Task input:
%%
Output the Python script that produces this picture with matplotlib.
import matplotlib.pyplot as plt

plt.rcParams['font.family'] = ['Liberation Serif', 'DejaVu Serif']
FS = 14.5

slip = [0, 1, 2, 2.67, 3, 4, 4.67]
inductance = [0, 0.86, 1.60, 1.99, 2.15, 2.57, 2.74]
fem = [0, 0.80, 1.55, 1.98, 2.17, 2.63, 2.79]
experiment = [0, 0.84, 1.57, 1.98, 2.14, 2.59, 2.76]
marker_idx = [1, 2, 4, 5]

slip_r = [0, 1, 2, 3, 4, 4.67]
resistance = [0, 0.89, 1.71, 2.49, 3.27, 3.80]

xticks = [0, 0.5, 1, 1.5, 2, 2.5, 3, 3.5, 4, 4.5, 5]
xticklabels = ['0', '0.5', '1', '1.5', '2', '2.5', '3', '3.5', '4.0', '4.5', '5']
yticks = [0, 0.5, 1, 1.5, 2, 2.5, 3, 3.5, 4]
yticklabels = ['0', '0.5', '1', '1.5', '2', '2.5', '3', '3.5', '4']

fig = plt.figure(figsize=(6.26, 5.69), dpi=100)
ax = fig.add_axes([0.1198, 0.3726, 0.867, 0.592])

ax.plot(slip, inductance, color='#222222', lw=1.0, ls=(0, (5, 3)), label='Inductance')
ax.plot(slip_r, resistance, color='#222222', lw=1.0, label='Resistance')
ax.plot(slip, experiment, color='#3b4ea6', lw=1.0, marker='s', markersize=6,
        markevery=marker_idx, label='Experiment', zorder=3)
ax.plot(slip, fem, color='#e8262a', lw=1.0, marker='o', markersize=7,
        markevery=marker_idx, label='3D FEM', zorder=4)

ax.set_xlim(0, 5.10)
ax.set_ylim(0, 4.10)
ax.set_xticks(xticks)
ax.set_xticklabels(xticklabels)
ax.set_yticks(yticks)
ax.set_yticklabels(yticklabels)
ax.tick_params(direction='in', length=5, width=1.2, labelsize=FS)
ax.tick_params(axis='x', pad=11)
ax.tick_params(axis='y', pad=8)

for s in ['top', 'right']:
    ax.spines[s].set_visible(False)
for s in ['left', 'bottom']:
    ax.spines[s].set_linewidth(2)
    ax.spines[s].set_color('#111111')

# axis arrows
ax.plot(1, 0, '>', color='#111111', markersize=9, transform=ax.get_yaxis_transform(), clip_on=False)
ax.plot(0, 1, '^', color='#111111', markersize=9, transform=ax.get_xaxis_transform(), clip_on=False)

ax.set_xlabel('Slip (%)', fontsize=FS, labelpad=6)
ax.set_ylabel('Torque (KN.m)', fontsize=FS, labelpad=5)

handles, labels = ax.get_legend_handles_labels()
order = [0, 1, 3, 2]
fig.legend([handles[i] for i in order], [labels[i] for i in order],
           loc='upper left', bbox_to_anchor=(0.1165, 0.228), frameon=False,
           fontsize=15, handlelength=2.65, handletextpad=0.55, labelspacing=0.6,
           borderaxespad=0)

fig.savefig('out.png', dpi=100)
%%
%%
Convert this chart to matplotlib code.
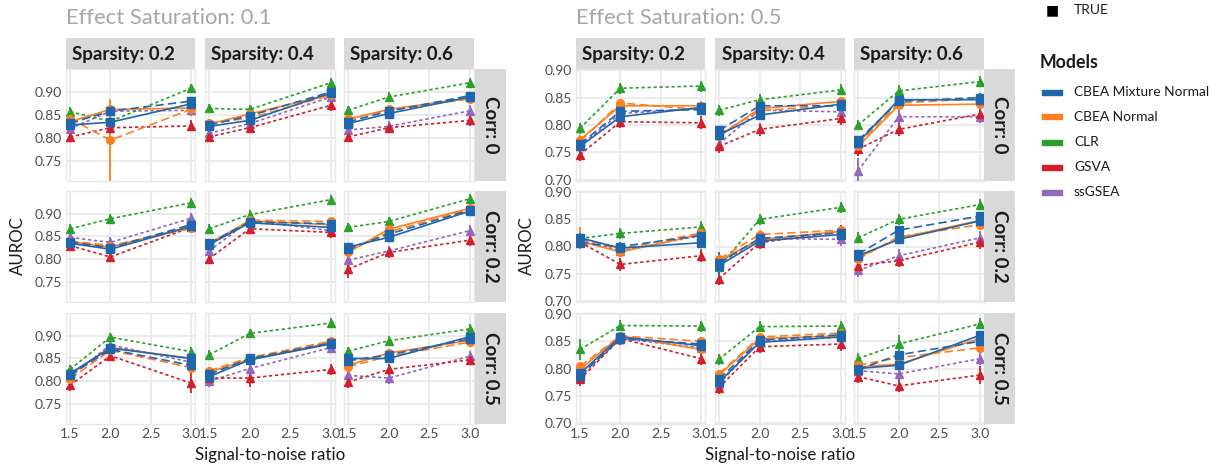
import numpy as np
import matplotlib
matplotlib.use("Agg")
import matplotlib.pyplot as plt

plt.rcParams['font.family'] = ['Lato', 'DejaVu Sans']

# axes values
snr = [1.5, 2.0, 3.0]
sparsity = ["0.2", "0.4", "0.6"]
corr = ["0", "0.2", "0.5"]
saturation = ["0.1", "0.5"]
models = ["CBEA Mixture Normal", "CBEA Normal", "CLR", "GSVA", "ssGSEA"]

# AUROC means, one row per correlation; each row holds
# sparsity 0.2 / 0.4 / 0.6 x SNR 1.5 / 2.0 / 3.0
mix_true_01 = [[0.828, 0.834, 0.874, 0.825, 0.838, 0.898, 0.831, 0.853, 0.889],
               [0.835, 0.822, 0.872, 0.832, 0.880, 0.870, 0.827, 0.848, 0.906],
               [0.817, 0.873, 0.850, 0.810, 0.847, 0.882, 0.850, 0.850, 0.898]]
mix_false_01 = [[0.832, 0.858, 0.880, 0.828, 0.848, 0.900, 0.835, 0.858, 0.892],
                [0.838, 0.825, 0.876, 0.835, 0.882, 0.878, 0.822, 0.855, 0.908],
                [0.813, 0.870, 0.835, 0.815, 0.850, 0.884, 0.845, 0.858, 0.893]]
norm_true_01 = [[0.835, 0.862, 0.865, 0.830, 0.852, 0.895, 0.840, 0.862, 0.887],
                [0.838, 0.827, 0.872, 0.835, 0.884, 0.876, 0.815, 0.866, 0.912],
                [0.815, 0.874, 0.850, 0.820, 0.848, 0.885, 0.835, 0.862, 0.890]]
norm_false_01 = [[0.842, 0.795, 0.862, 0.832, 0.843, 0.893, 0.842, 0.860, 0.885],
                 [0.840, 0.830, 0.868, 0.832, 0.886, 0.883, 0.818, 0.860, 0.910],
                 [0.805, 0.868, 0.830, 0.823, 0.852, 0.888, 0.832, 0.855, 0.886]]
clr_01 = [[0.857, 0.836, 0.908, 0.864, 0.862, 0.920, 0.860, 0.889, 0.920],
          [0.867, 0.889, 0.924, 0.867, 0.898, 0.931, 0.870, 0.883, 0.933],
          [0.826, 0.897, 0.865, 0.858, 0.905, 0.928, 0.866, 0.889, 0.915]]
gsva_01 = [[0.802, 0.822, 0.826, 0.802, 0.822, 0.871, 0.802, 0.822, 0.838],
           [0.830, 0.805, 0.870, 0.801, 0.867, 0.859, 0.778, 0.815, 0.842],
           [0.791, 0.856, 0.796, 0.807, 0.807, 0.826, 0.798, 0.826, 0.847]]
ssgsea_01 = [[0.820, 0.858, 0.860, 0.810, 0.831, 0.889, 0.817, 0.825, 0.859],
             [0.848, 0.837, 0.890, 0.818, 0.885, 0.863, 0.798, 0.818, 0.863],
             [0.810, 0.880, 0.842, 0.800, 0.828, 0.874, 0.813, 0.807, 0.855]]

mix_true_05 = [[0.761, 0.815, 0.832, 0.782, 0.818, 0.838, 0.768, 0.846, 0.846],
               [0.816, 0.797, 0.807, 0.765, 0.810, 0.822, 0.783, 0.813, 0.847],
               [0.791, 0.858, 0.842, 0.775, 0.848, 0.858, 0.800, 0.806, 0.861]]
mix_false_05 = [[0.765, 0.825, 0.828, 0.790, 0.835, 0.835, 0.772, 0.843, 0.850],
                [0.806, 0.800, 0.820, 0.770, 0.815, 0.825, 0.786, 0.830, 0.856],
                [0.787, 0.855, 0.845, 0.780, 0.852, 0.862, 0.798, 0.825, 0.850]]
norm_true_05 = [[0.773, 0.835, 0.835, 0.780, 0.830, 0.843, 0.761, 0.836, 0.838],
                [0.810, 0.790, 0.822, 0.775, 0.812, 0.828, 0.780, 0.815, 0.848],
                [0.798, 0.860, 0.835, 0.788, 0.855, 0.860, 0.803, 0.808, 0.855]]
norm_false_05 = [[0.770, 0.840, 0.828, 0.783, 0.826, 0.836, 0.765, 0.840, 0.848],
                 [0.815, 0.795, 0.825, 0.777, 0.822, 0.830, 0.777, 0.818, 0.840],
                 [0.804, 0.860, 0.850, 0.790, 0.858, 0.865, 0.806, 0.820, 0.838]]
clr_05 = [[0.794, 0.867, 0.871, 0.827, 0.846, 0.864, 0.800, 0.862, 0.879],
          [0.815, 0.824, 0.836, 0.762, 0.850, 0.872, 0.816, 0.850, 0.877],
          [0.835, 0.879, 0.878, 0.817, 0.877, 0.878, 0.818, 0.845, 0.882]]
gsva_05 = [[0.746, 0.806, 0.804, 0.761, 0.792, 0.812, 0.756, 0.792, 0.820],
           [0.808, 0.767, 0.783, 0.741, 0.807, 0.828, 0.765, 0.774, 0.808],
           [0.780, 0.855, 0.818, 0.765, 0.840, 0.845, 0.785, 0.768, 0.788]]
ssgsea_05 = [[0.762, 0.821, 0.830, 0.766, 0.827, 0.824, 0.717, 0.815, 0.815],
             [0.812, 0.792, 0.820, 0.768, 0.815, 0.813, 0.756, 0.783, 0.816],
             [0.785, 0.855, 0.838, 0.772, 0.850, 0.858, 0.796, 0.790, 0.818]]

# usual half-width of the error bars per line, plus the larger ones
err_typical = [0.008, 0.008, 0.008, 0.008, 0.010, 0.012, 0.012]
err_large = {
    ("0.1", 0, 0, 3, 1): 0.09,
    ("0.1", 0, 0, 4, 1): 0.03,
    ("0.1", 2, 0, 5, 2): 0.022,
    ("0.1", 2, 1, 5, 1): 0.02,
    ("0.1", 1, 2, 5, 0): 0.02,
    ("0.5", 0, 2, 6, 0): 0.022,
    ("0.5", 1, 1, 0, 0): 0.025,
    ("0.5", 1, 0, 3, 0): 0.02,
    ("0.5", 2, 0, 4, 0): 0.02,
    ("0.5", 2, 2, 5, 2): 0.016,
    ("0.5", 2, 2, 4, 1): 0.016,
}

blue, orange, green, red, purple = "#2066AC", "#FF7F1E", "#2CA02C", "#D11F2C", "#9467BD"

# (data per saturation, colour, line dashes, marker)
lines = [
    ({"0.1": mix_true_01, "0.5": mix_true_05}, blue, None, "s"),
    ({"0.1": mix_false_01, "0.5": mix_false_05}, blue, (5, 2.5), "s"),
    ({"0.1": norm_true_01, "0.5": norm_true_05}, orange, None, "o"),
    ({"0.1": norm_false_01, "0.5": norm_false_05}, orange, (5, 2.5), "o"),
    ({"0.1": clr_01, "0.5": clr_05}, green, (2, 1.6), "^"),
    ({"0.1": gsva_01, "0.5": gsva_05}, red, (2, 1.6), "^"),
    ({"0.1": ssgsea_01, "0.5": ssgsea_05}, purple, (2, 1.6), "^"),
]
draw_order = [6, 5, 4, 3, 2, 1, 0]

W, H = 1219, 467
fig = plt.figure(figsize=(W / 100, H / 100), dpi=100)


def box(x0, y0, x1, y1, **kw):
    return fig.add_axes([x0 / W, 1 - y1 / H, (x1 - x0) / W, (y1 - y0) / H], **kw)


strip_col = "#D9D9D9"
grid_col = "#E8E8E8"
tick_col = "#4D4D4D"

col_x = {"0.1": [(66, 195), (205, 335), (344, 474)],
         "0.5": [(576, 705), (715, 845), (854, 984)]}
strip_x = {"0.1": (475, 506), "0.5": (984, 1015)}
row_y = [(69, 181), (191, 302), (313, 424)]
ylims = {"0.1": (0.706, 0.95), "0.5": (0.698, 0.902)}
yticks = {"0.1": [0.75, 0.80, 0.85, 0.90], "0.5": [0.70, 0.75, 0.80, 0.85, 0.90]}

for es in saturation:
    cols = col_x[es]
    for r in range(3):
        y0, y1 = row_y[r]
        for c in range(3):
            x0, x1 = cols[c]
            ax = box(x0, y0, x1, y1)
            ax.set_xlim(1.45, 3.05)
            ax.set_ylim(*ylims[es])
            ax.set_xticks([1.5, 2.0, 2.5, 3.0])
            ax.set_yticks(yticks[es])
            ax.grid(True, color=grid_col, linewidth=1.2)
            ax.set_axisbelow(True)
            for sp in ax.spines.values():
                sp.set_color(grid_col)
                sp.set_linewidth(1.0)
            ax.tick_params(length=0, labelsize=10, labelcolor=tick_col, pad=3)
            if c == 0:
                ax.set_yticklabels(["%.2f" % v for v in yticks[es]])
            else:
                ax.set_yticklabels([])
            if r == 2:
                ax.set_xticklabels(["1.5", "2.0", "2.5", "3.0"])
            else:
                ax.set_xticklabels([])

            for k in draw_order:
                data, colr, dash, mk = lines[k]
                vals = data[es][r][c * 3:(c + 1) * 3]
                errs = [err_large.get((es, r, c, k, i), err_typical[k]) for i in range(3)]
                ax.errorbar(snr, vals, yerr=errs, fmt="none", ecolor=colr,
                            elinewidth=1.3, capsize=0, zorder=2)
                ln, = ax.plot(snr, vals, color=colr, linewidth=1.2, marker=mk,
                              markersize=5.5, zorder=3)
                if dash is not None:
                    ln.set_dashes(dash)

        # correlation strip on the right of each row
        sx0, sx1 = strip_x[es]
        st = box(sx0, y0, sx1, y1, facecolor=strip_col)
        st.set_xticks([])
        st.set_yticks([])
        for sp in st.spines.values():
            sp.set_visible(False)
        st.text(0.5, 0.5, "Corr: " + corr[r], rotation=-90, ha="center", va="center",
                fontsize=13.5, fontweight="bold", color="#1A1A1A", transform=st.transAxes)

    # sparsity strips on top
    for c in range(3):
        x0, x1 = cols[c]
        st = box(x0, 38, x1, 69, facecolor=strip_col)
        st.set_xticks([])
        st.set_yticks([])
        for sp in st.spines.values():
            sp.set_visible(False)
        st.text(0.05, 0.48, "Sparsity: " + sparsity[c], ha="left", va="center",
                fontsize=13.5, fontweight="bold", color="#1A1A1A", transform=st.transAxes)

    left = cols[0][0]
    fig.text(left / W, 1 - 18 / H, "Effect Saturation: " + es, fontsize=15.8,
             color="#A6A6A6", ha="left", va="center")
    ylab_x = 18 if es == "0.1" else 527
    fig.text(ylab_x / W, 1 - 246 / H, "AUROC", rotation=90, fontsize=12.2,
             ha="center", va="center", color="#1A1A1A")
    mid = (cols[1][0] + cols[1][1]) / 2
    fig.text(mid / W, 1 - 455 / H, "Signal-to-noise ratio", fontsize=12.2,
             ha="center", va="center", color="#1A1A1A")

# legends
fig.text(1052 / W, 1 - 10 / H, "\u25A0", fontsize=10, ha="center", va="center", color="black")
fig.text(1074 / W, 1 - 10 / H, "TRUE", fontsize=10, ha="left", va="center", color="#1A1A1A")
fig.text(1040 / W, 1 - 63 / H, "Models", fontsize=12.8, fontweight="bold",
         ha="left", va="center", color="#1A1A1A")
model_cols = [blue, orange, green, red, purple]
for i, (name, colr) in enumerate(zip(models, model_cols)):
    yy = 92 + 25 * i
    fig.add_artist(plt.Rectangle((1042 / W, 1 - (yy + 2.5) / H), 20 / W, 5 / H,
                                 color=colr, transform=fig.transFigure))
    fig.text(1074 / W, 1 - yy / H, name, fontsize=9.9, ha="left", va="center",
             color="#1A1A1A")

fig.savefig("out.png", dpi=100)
%%
Aim of the task:
Gather every line containing the word "this" and copy it.

Task answer:
Output the Python script that produces this picture with matplotlib.
Convert this chart to matplotlib code.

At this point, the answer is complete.